"There is nothing stronger than a broken woman who has rebuilt herself!" Hannah Gadsby defiantly proclaims in her comedy show Nanette. Yes, you should "run, don't walk" to your nearest couch to catch the acclaimed Netflix special. It was recorded at the Sydney Opera House, which, although only a six-hour flight, is culturally light-years from Tasmania, where the queer, brainy 40-year-old misfit grew up. It wasn't until 1997 that the island decriminalized gay sex, the last Australian state to do so.
So, imagine the combination of fear and courage it took the gawky 17-year-old Gadsby to talk to a girl her age at a bus stop. The comedian uses the story as part of her live routine, but with a twist: She goes on to explain how the encounter ended -- with a brutal beating by the girl's boyfriend. His rationale for assaulting Gadsby, who was not out, not even to herself, at the time: "It's not OK to hit girls, but it is OK to hit a 'lady faggot.'"
No one intervened.
If only the young Gadsby could have time-traveled to 2018, when she's drowning in attention and opportunities for a politically subversive show that examines the misogyny and homophobia she experienced, the ways that trauma bleeds into every cell, and the reasons she needed to tell the tales she'd obfuscated in jokes. In a one-hour whirlwind, Gadsby nimbly deconstructs stand-up comedy as she performs it, and explores how fans are complicit in pushing artists to relive trauma on stage, even when it is part of their act.
However transformative the experience, there is a cost of living aloud, especially for trauma survivors. "Over time it was cathartic," Gadsby acknowledges. "People being emotionally affected by my story was something I've never experienced in my day-to-day world, so, in a convoluted way, yes, cathartic, but each performance was also grueling and devastating."
Much like Tig Notaro's stand-up special on facing illness and the death of her mom, or Adrienne Truscott's skewering of rape culture, Gadsby's show-within-a-show can feel disquieting. She digs into our relationship to power and the ways in which violence, misogyny, and homophobia stem from it, and asks questions that force us to reflect on our own conditioning. "Why is insensitivity something to strive for?" she asks in her show, before adding, "It's my sensitivity that has helped me navigate a very difficult life's path."
But she is not reactive as much as responsive, and her experience as a comic pays off with measured proposals. Gadsby says she can no longer sandwich her pain between punch lines or sugarcoat harsh truths. Stand-up provides incessant levity and she won't, as she dryly puts it, "babysit" the audience with jokes, even if she does sprinkle Nanette with quips. "I make no attempt to relieve [or] make it any easier for the audience," she says, shortly after taping a segment for The Late Show with Jimmy Fallon. "I changed that."
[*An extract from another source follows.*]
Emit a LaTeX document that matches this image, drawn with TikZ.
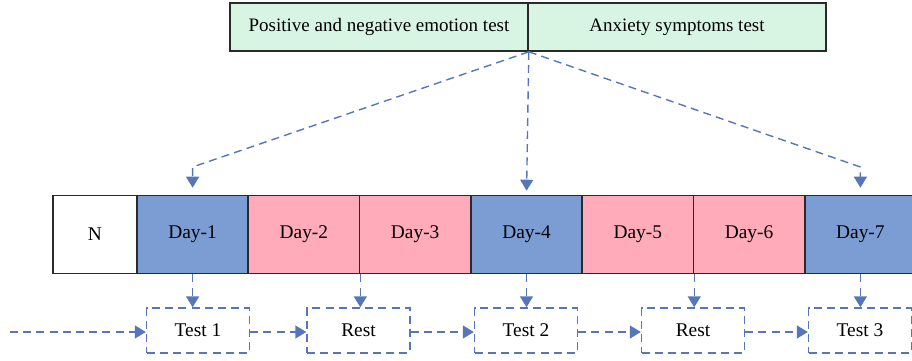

On Fallon, Gadsby renounced a previous threat to "quit comedy," although her immediate priority, she said, was to take a nap. She deserves one. Her schedule, subject matter, and vulnerability as a performer must be exhausting.
"I made a very conscious choice to be very present in the material I'm delivering because I was breaking the contract with the audience," she says. "It would have been irresponsible to an audience to phone that content in." On stage her compassion is palpable. "To take better care of the experience of the audience, I could not protect myself," she says. "In order to go through that each show, as I did, meant that we got to share it."
While she draws on her own stories, Gadsby is quick to offer multifaceted revelations about culture. A former art history major, she eviscerates Picasso for his affair with the 17-year-old Marie-Therese Walter. Like Walter, Gadsby's life was irrevocably altered at 17. Like Picasso, Gadsby can paint a textured portrait, and reveals how Cubism offered her a formidable lens into how numerous points of views co-exist. Her greatest strength as a writer is the ability to distill many truths into a single vision; she merely wants to add a female point of view.
Gadsby is keenly aware of the irony of her newfound popularity, given that she devotes much of the show to caution against our seductively dangerous tendency of deifying artists, including comedians, who sustain a violent or unjust system while earning credit for dismantling it. She is taking her fame with a pound of salt. While she says she is trying not to pay attention to the hoopla, she admits that "the show took on a life of its own."
Few mortals can weave stories as expertly, but Gadsby is very much human. Towards the end of Nanette, she asks the audience to acknowledge our shared vulnerability by reminding us, "Please take care of my story." It seems the least we can do with this gift.